Hi there!
I tried to use the dgl.edge_subgraph
(documentation here) to create a subgraph from edges (specifically, and not from nodes) of my entire heterograph. Yet this error is thrown:
File "/.../train_val_test_split.py", line 999, in single_train_test_split
train_subgraph = dgl.edge_subgraph(
File "/.../python3.8/site-packages/dgl/subgraph.py", line 279, in edge_subgraph
sgi = graph._graph.edge_subgraph(induced_edges, preserve_nodes)
File "/.../python3.8/site-packages/dgl/heterograph_index.py", line 824, in edge_subgraph
return _CAPI_DGLHeteroEdgeSubgraph(self, eids, preserve_nodes)
File "dgl/_ffi/_cython/./function.pxi", line 287, in dgl._ffi._cy3.core.FunctionBase.__call__
File "dgl/_ffi/_cython/./function.pxi", line 222, in dgl._ffi._cy3.core.FuncCall
File "dgl/_ffi/_cython/./function.pxi", line 211, in dgl._ffi._cy3.core.FuncCall3
File "dgl/_ffi/_cython/./base.pxi", line 155, in dgl._ffi._cy3.core.CALL
dgl._ffi.base.DGLError: [11:52:57] /opt/dgl/src/array/cpu/array_index_select.cc:22: Check failed: idx_data[i] < arr_len (315 vs. 277) : Index out of range.
Stack trace:
[bt] (0) /.../python3.8/site-packages/dgl/libdgl.so(dmlc::LogMessageFatal::~LogMessageFatal()+0x4f) [0x7fdc06bf8daf]

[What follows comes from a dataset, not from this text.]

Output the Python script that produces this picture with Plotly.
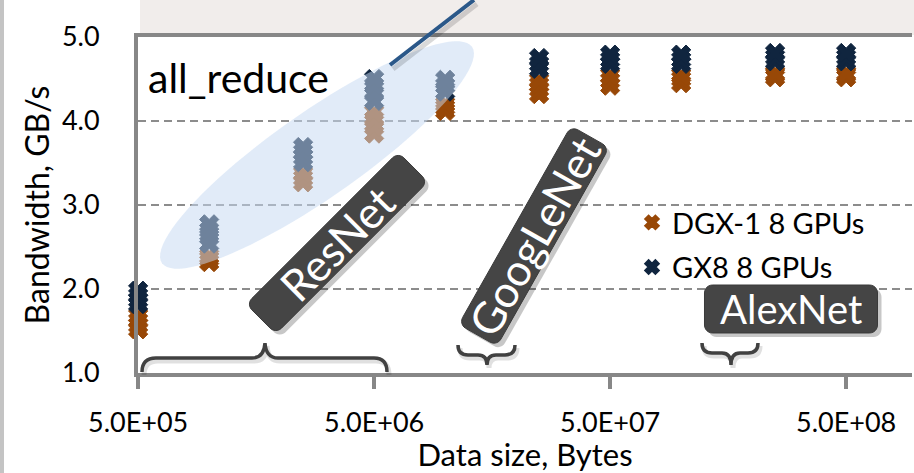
import numpy as np
import plotly.graph_objects as go

# ---------------- data ----------------
sizes = [5e5, 1e6, 2.5e6, 5e6, 1e7, 2.5e7, 5e7, 1e8, 2.5e8, 5e8]
dgx_runs = [
    [1.52, 1.57, 1.62, 1.68],
    [2.32, 2.36, 2.39],
    [3.27, 3.32, 3.37],
    [3.85, 3.93, 4.02, 4.10],
    [4.12, 4.16, 4.20],
    [4.32, 4.38, 4.43, 4.48],
    [4.42, 4.48, 4.54],
    [4.45, 4.50, 4.54],
    [4.52, 4.55, 4.57],
    [4.52, 4.55, 4.57],
]
gx8_runs = [
    [1.82, 1.87, 1.92, 1.98],
    [2.54, 2.62, 2.70, 2.77],
    [3.51, 3.57, 3.63, 3.69],
    [4.24, 4.33, 4.42, 4.50],
    [4.35, 4.42, 4.49],
    [4.62, 4.68, 4.75],
    [4.68, 4.73, 4.79],
    [4.68, 4.73, 4.79],
    [4.71, 4.76, 4.81],
    [4.71, 4.76, 4.81],
]
series_names = ["DGX-1 8 GPUs", "GX8 8 GPUs"]
x_tick_vals = [5e5, 5e6, 5e7, 5e8]
x_tick_text = ["5.0E+05", "5.0E+06", "5.0E+07", "5.0E+08"]
y_tick_vals = [1, 2, 3, 4, 5]
model_labels = ["ResNet", "GoogLeNet", "AlexNet"]

ORANGE = "#984807"
NAVY = "#10253F"
FONT = "Lato"

# ---------------- geometry ----------------
FW, FH = 914, 473
L, R, T, B = 138, 2, 37, 100
W, H = FW - L - R, FH - T - B
DECADE_PX = 236.0
x_lo = np.log10(5e5) - 0.0006
x_hi = x_lo + W / DECADE_PX


def pp(x, y):
    return (x - L) / W, (T + H - y) / H


def path_pts(pts, close=True):
    s = ""
    for i, (x, y) in enumerate(pts):
        px, py = pp(x, y)
        s += ("M" if i == 0 else "L") + f"{px:.5f},{py:.5f} "
    return s + ("Z" if close else "")


def rot(cx, cy, th, u, v):
    c, s = np.cos(np.radians(th)), np.sin(np.radians(th))
    return cx + u * c + v * s, cy - u * s + v * c


def ellipse(cx, cy, a, b, th, n=90):
    t = np.linspace(0, 2 * np.pi, n, endpoint=False)
    return [rot(cx, cy, th, a * np.cos(k), b * np.sin(k)) for k in t]


def rrect(cx, cy, length, thick, th, r=8):
    hl, ht = length / 2, thick / 2
    pts = []
    for (sx, sy, a0) in [(1, 1, 0), (-1, 1, 90), (-1, -1, 180), (1, -1, 270)]:
        cu, cv = sx * (hl - r), sy * (ht - r)
        for a in np.linspace(a0, a0 + 90, 7):
            pts.append(rot(cx, cy, th, cu + r * np.cos(np.radians(a)), cv + r * np.sin(np.radians(a))))
    return pts


def brace_path(segs):
    s = ""
    for seg in segs:
        if seg[0] in ("M", "L"):
            x, y = pp(*seg[1])
            s += f"{seg[0]}{x:.5f},{y:.5f} "
        else:
            c = pp(*seg[1]); e = pp(*seg[2])
            s += f"Q{c[0]:.5f},{c[1]:.5f} {e[0]:.5f},{e[1]:.5f} "
    return s


def flatten(xs, runs):
    ox, oy = [], []
    for s, r in zip(xs, runs):
        for v in r:
            ox.append(s); oy.append(v)
    return ox, oy


fig = go.Figure()
for name, runs, col, grp in [(series_names[0], dgx_runs, ORANGE, "a"),
                             (series_names[1], gx8_runs, NAVY, "b")]:
    xx, yy = flatten(sizes, runs)
    fig.add_trace(go.Scatter(x=xx, y=yy, mode="markers", name=name, legendgroup=grp, cliponaxis=False,
                             marker=dict(symbol="x", size=17, color=col, line=dict(width=1, color=col))))

shapes = []
bx0, by0 = pp(140, 35)
bx1, by1 = pp(914, 0)
shapes.append(dict(type="rect", xref="paper", yref="paper", x0=bx0, y0=by0, x1=bx1, y1=by1,
                   fillcolor="#F1EDEB", line=dict(width=0), layer="below"))
lx0, ly0 = pp(0, 473)
lx1, ly1 = pp(4, 0)
shapes.append(dict(type="rect", xref="paper", yref="paper", x0=lx0, y0=ly0, x1=lx1, y1=ly1,
                   fillcolor="#C4C4C4", line=dict(width=0), layer="below"))

shapes.append(dict(type="path", xref="paper", yref="paper",
                   path=path_pts(ellipse(317, 155, 189, 43, 34.9)),
                   fillcolor="rgba(198,217,241,0.52)", line=dict(width=0), layer="above"))
shapes.append(dict(type="path", xref="paper", yref="paper",
                   path=path_pts([(393, 69), (477, 4)], close=False),
                   line=dict(color="rgba(0,0,0,0.15)", width=5), layer="above"))
shapes.append(dict(type="path", xref="paper", yref="paper",
                   path=path_pts([(390, 65), (474, 0)], close=False),
                   line=dict(color="#2B5889", width=4), layer="above"))

boxes = [
    (model_labels[0], 337, 243, 215, 42, 45.0, 44),
    (model_labels[1], 534, 236, 228, 44, 60.5, 44),
    (model_labels[2], 791, 309, 173, 48, 0.0, 40),
]
for _, cx, cy, ln, th_, ang, _f in boxes:
    shapes.append(dict(type="path", xref="paper", yref="paper",
                       path=path_pts(rrect(cx + 4, cy + 4, ln, th_, ang)),
                       fillcolor="rgba(0,0,0,0.22)", line=dict(width=0), layer="above"))
    shapes.append(dict(type="path", xref="paper", yref="paper",
                       path=path_pts(rrect(cx, cy, ln, th_, ang)),
                       fillcolor="#454545", line=dict(color="#3A3A3A", width=1), layer="above"))

braces = [
    [("M", (142, 372)), ("Q", (142, 358), (156, 358)), ("L", (252, 358)),
     ("Q", (264, 358), (265, 343)), ("Q", (266, 358), (278, 358)), ("L", (374, 358)),
     ("Q", (387, 358), (387, 372))],
    [("M", (458, 345)), ("Q", (458, 355), (468, 355)), ("L", (478, 355)),
     ("Q", (487, 355), (487, 365)), ("Q", (487, 355), (496, 355)), ("L", (505, 355)),
     ("Q", (515, 355), (515, 345))],
    [("M", (702, 343)), ("Q", (702, 353), (712, 353)), ("L", (722, 353)),
     ("Q", (731, 353), (731, 365)), ("Q", (731, 353), (740, 353)), ("L", (748, 353)),
     ("Q", (758, 353), (758, 343))],
]
for br in braces:
    sh = [(s[0],) + tuple((p[0] + 2, p[1] + 3) for p in s[1:]) for s in br]
    shapes.append(dict(type="path", xref="paper", yref="paper", path=brace_path(sh),
                       line=dict(color="rgba(0,0,0,0.12)", width=5), layer="above"))
    shapes.append(dict(type="path", xref="paper", yref="paper", path=brace_path(br),
                       line=dict(color="#414141", width=3.5), layer="above"))

annotations = []
for txt, cx, cy, ln, th_, ang, fs in boxes:
    ax, ay = pp(cx, cy)
    annotations.append(dict(text=txt, x=ax, y=ay, xref="paper", yref="paper", showarrow=False,
                            xanchor="center", yanchor="middle", textangle=-ang,
                            font=dict(family=FONT, size=fs, color="white")))
ax_, ay_ = pp(146, 77)
annotations.append(dict(text="all_reduce", x=ax_, y=ay_, xref="paper", yref="paper", showarrow=False,
                        xanchor="left", yanchor="middle", font=dict(family=FONT, size=41, color="black")))

leg_x, leg_y = pp(632, 197)
fig.update_layout(
    width=FW, height=FH,
    margin=dict(l=L, r=R, t=T, b=B, pad=0, autoexpand=False),
    paper_bgcolor="white", plot_bgcolor="white",
    font=dict(family=FONT, color="black"),
    shapes=shapes, annotations=annotations,
    legend=dict(x=leg_x, y=leg_y, xanchor="left", yanchor="top", bgcolor="rgba(0,0,0,0)",
                font=dict(family=FONT, size=29, color="black"), traceorder="grouped",
                tracegroupgap=4, itemsizing="constant"),
    xaxis=dict(type="log", range=[x_lo, x_hi], tickvals=x_tick_vals, ticktext=x_tick_text,
               ticks="outside", ticklen=12, tickwidth=4, tickcolor="#878787",
               showline=True, linewidth=4, linecolor="#878787", mirror=True,
               showgrid=False, zeroline=False, ticklabelstandoff=11, automargin=False,
               tickfont=dict(family=FONT, size=27, color="black"),
               title=dict(text="Data size, Bytes", font=dict(family=FONT, size=31, color="black"), standoff=4)),
    yaxis=dict(range=[1, 5], tickvals=y_tick_vals, tickformat=".1f", ticks="",
               showline=True, linewidth=4, linecolor="#878787", mirror=False,
               showgrid=True, gridcolor="#8C8C8C", gridwidth=2, griddash="8px,5px",
               zeroline=False, ticklabelstandoff=29, automargin=False,
               tickfont=dict(family=FONT, size=27, color="black"),
               title=dict(text="Bandwidth, GB/s", font=dict(family=FONT, size=32, color="black"), standoff=4)),
)

fig.write_html("out.html", config={"displayModeBar": False},
               post_script="document.body.style.margin='0px';document.body.style.overflow='hidden';")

[bt] (1) /..../python3.8/site-packages/dgl/libdgl.so(dgl::runtime::NDArray dgl::aten::impl::IndexSelect<(DLDeviceType)1, long, long>(dgl::runtime::NDArray, dgl::runtime::NDArray)+0x1aa) [0x7fdc06c1468a]

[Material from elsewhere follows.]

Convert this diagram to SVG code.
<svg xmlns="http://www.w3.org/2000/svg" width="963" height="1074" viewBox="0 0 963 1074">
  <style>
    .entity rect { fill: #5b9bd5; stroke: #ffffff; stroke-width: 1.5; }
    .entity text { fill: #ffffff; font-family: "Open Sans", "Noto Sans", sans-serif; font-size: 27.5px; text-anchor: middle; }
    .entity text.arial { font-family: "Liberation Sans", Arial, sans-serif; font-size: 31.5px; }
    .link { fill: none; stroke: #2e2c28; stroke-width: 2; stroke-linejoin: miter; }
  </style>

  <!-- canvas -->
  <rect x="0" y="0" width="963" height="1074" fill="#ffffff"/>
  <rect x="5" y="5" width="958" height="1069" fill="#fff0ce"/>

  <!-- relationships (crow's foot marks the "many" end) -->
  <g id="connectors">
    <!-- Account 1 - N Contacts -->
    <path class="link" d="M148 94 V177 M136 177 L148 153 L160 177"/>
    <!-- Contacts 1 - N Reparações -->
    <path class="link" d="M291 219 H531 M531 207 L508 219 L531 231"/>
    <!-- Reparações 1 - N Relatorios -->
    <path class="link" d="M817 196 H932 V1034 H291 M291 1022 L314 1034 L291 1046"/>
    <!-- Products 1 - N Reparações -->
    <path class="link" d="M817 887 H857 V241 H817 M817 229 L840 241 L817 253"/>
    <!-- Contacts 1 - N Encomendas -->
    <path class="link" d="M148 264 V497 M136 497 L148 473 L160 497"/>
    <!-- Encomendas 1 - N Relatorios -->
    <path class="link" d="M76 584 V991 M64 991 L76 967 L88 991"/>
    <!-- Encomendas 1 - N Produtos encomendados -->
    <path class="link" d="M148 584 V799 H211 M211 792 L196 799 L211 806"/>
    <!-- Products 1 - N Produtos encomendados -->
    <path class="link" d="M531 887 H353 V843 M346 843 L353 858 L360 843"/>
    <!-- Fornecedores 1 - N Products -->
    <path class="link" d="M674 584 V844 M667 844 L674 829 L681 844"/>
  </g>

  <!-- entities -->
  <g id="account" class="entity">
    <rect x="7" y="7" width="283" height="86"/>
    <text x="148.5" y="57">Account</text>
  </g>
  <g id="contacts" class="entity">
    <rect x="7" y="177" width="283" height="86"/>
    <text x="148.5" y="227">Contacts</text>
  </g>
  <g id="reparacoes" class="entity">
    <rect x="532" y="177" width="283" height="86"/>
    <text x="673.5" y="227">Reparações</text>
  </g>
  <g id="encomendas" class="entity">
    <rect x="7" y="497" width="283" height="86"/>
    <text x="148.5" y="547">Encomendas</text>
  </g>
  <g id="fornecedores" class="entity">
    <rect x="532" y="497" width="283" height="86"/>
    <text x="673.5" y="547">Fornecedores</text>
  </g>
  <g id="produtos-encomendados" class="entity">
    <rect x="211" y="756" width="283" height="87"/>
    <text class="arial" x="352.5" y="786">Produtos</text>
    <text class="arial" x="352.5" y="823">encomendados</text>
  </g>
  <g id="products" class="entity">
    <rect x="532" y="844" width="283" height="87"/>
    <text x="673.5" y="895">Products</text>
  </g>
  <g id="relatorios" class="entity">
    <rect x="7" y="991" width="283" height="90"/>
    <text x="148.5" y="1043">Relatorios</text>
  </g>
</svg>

[bt] (2) ..../python3.8/site-packages/dgl/libdgl.so(dgl::aten::IndexSelect(dgl::runtime::NDArray, dgl::runtime::NDArray)+0xbd2) [0x7fdc06be4142]
[bt] (3) /.../python3.8/site-packages/dgl/libdgl.so(dgl::UnitGraph::COO::EdgeSubgraph(std::vector<dgl::runtime::NDArray, std::allocator<dgl::runtime::NDArray> > const&, bool) const+0x506) [0x7fdc073f86b6]
[bt] (4) .../python3.8/site-packages/dgl/libdgl.so(dgl::UnitGraph::EdgeSubgraph(std::vector<dgl::runtime::NDArray, std::allocator<dgl::runtime::NDArray> > const&, bool) const+0x69) [0x7fdc073ed699]
[bt] (5) /.../python3.8/site-packages/dgl/libdgl.so(dgl::HeteroGraph::EdgeSubgraph(std::vector<dgl::runtime::NDArray, std::allocator<dgl::runtime::NDArray> > const&, bool) const+0x449) [0x7fdc07318f89]
[bt] (6) /.../python3.8/site-packages/dgl/libdgl.so(+0xc5c9ab) [0x7fdc073289ab]
[bt] (7) /.../python3.8/site-packages/dgl/libdgl.so(DGLFuncCall+0x48) [0x7fdc072b7f88]
[bt] (8) ...python3.8/site-packages/dgl/_ffi/_cy3/core.cpython-38-x86_64-linux-gnu.so(+0x16f99) [0x7fdbf8686f99]
Do you know why this could happen? I created the edge dictionary as follows:
# collector for edge ids for new subgraphs
edge_id_train_collector = dict()
edge_id_test_collector = dict()
# get edge id array for every edge type
for canonical_etype in heterograph.g.canonical_etypes:
# edge ids are specific to the edge type, all starting at 0
edge_ids = heterograph.g.edges(form='eid', etype=canonical_etype)
# shuffle and split edge id tensors
train_edges, test_edges = sklearn.model_selection.train_test_split(
edge_ids,
test_size=test_size,
train_size=train_size,
random_state=seed,
)
edge_id_train_collector[canonical_etype] = train_edges
edge_id_test_collector[canonical_etype] = test_edges
# create edge subgraph
train_subgraph = dgl.edge_subgraph(
graph=dgl_heterograph,
edges=edge_id_train_collector,
preserve_nodes=True,
)
Note: The documentation (version 6.0) says that the input for the edges
parameter should me a dictionary mapping edge types to nodes. Is this correct? Or should it rather be the edge ids as values?
If the graph is homogeneous, one can directly pass the above formats. Otherwise, the argument must be a dictionary with keys being edge types and values being the nodes.